Task goal: Your task is to copy the listing exactly, with the pictures left out.

[START OF Data segment]

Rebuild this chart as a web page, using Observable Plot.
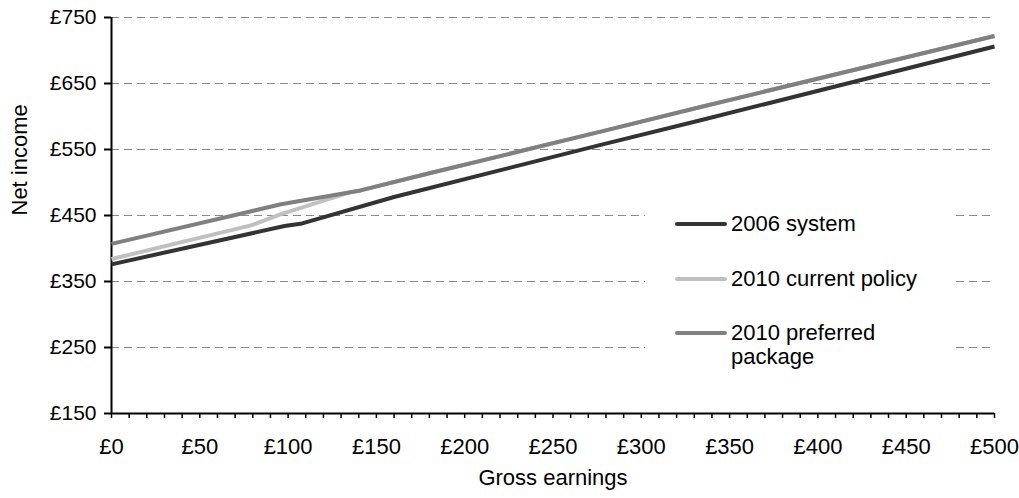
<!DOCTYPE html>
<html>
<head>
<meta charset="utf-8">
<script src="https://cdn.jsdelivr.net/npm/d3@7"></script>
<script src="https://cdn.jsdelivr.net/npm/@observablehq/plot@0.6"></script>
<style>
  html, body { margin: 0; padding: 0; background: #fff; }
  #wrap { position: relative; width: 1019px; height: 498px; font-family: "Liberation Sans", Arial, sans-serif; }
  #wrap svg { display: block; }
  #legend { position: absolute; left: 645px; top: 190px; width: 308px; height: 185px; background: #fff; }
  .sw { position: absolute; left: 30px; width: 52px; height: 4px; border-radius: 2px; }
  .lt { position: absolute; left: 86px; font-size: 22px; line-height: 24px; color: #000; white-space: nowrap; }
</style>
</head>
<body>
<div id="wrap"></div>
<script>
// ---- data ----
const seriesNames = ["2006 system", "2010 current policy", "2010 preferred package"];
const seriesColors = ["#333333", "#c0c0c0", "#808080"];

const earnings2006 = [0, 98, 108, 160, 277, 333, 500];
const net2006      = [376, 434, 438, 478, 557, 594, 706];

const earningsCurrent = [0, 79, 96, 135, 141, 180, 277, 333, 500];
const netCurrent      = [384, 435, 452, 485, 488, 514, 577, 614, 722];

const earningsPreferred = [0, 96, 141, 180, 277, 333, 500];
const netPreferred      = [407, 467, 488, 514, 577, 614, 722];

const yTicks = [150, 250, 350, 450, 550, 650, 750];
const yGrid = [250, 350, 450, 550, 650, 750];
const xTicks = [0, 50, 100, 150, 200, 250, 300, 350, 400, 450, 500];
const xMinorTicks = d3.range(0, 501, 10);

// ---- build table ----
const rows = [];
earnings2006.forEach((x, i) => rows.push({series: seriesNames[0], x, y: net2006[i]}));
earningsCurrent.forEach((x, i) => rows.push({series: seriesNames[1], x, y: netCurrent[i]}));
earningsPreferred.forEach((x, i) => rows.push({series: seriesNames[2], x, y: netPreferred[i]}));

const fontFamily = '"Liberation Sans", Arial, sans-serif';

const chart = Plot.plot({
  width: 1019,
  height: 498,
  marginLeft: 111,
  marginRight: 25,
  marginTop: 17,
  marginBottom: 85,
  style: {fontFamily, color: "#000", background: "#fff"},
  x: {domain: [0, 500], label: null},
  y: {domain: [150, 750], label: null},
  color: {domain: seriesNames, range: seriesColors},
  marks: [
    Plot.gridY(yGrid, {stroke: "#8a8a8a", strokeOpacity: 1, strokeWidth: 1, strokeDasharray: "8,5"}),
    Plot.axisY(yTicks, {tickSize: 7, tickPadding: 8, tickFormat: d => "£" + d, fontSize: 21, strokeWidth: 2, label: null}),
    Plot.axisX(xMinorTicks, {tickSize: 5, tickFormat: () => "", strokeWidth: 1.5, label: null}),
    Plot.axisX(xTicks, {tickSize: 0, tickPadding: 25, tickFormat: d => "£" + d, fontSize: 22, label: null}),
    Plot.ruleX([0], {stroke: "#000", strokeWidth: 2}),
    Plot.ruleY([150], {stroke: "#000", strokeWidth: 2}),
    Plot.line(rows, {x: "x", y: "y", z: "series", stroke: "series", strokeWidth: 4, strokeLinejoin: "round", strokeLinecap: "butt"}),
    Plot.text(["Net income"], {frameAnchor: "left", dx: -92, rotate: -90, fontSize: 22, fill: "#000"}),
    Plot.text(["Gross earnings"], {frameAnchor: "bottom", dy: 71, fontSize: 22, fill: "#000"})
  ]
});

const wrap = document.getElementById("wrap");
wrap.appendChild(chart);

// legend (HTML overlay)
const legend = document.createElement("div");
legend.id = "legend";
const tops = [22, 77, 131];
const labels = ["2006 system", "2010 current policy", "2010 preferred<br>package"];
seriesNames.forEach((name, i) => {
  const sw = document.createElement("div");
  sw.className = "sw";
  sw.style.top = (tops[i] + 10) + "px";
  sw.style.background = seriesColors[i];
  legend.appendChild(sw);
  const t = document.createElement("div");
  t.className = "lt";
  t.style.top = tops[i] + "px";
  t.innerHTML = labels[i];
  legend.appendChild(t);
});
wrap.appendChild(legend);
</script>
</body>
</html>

[END OF Data segment]

Solved problem:
Rebuild this chart as a web page, using Observable Plot.
<!DOCTYPE html>
<html>
<head>
<meta charset="utf-8">
<script src="https://cdn.jsdelivr.net/npm/d3@7"></script>
<script src="https://cdn.jsdelivr.net/npm/@observablehq/plot@0.6"></script>
<style>
  html, body { margin: 0; padding: 0; background: #fff; }
  #wrap { position: relative; width: 1019px; height: 498px; font-family: "Liberation Sans", Arial, sans-serif; }
  #wrap svg { display: block; }
  #legend { position: absolute; left: 645px; top: 190px; width: 308px; height: 185px; background: #fff; }
  .sw { position: absolute; left: 30px; width: 52px; height: 4px; border-radius: 2px; }
  .lt { position: absolute; left: 86px; font-size: 22px; line-height: 24px; color: #000; white-space: nowrap; }
</style>
</head>
<body>
<div id="wrap"></div>
<script>
// ---- data ----
const seriesNames = ["2006 system", "2010 current policy", "2010 preferred package"];
const seriesColors = ["#333333", "#c0c0c0", "#808080"];

const earnings2006 = [0, 98, 108, 160, 277, 333, 500];
const net2006      = [376, 434, 438, 478, 557, 594, 706];

const earningsCurrent = [0, 79, 96, 135, 141, 180, 277, 333, 500];
const netCurrent      = [384, 435, 452, 485, 488, 514, 577, 614, 722];

const earningsPreferred = [0, 96, 141, 180, 277, 333, 500];
const netPreferred      = [407, 467, 488, 514, 577, 614, 722];

const yTicks = [150, 250, 350, 450, 550, 650, 750];
const yGrid = [250, 350, 450, 550, 650, 750];
const xTicks = [0, 50, 100, 150, 200, 250, 300, 350, 400, 450, 500];
const xMinorTicks = d3.range(0, 501, 10);

// ---- build table ----
const rows = [];
earnings2006.forEach((x, i) => rows.push({series: seriesNames[0], x, y: net2006[i]}));
earningsCurrent.forEach((x, i) => rows.push({series: seriesNames[1], x, y: netCurrent[i]}));
earningsPreferred.forEach((x, i) => rows.push({series: seriesNames[2], x, y: netPreferred[i]}));

const fontFamily = '"Liberation Sans", Arial, sans-serif';

const chart = Plot.plot({
  width: 1019,
  height: 498,
  marginLeft: 111,
  marginRight: 25,
  marginTop: 17,
  marginBottom: 85,
  style: {fontFamily, color: "#000", background: "#fff"},
  x: {domain: [0, 500], label: null},
  y: {domain: [150, 750], label: null},
  color: {domain: seriesNames, range: seriesColors},
  marks: [
    Plot.gridY(yGrid, {stroke: "#8a8a8a", strokeOpacity: 1, strokeWidth: 1, strokeDasharray: "8,5"}),
    Plot.axisY(yTicks, {tickSize: 7, tickPadding: 8, tickFormat: d => "£" + d, fontSize: 21, strokeWidth: 2, label: null}),
    Plot.axisX(xMinorTicks, {tickSize: 5, tickFormat: () => "", strokeWidth: 1.5, label: null}),
    Plot.axisX(xTicks, {tickSize: 0, tickPadding: 25, tickFormat: d => "£" + d, fontSize: 22, label: null}),
    Plot.ruleX([0], {stroke: "#000", strokeWidth: 2}),
    Plot.ruleY([150], {stroke: "#000", strokeWidth: 2}),
    Plot.line(rows, {x: "x", y: "y", z: "series", stroke: "series", strokeWidth: 4, strokeLinejoin: "round", strokeLinecap: "butt"}),
    Plot.text(["Net income"], {frameAnchor: "left", dx: -92, rotate: -90, fontSize: 22, fill: "#000"}),
    Plot.text(["Gross earnings"], {frameAnchor: "bottom", dy: 71, fontSize: 22, fill: "#000"})
  ]
});

const wrap = document.getElementById("wrap");
wrap.appendChild(chart);

// legend (HTML overlay)
const legend = document.createElement("div");
legend.id = "legend";
const tops = [22, 77, 131];
const labels = ["2006 system", "2010 current policy", "2010 preferred<br>package"];
seriesNames.forEach((name, i) => {
  const sw = document.createElement("div");
  sw.className = "sw";
  sw.style.top = (tops[i] + 10) + "px";
  sw.style.background = seriesColors[i];
  legend.appendChild(sw);
  const t = document.createElement("div");
  t.className = "lt";
  t.style.top = tops[i] + "px";
  t.innerHTML = labels[i];
  legend.appendChild(t);
});
wrap.appendChild(legend);
</script>
</body>
</html>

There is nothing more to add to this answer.